4.3. Query From the Last Successful Extraction
Rather than hard‑coding time windows (e.g., yesterday), use your destination as the source of truth:
- Read the destination watermark:
max(last_modified_at)(or similar). - Subtract a small margin (e.g., 60 s) for clock skew/late writes.
- Use that timestamp as
min_ts/updated_sincein the API.
Minimal sketch with generic helpers:
TABLE = "dest.users"
# max(last_modified_at) from destination with a margin
min_ts = infer_min_ts(table=TABLE, col="last_modified_at", margin_s=60)
data = query_all(endpoint, min_ts)
write(data, table=TABLE)
It’s important to handle deduplication later.
You can read more about this at Processing new data | Self-Healing Pipelines.
Conclusion
A resilient API client is more than a requests.get() wrapped in a loop.
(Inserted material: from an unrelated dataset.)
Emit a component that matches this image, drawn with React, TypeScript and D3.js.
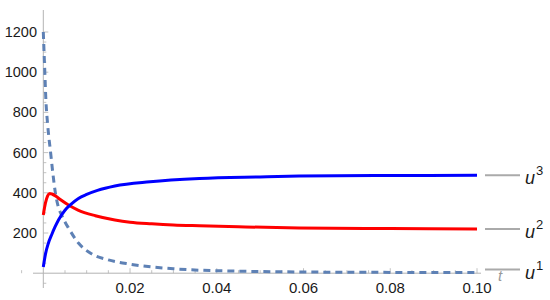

By layering in the practices we covered — from structuring your client class, to enforcing timeouts, handling pagination, adding backoff, and building idempotent incremental loads — you can turn brittle scripts into reliable building blocks for your pipelines.
These techniques help you build clients that are:
- Reliable: failures are handled gracefully, not silently ignored.
- Efficient: sessions are reused, requests are paced, and data is streamed.
- Safe: partial results are saved, sensitive data isn’t logged, and production tables aren’t polluted.
Combine them, and you’ll be able to extract data from APIs at scale — without nasty surprises, late-night alerts, or duplicated rows.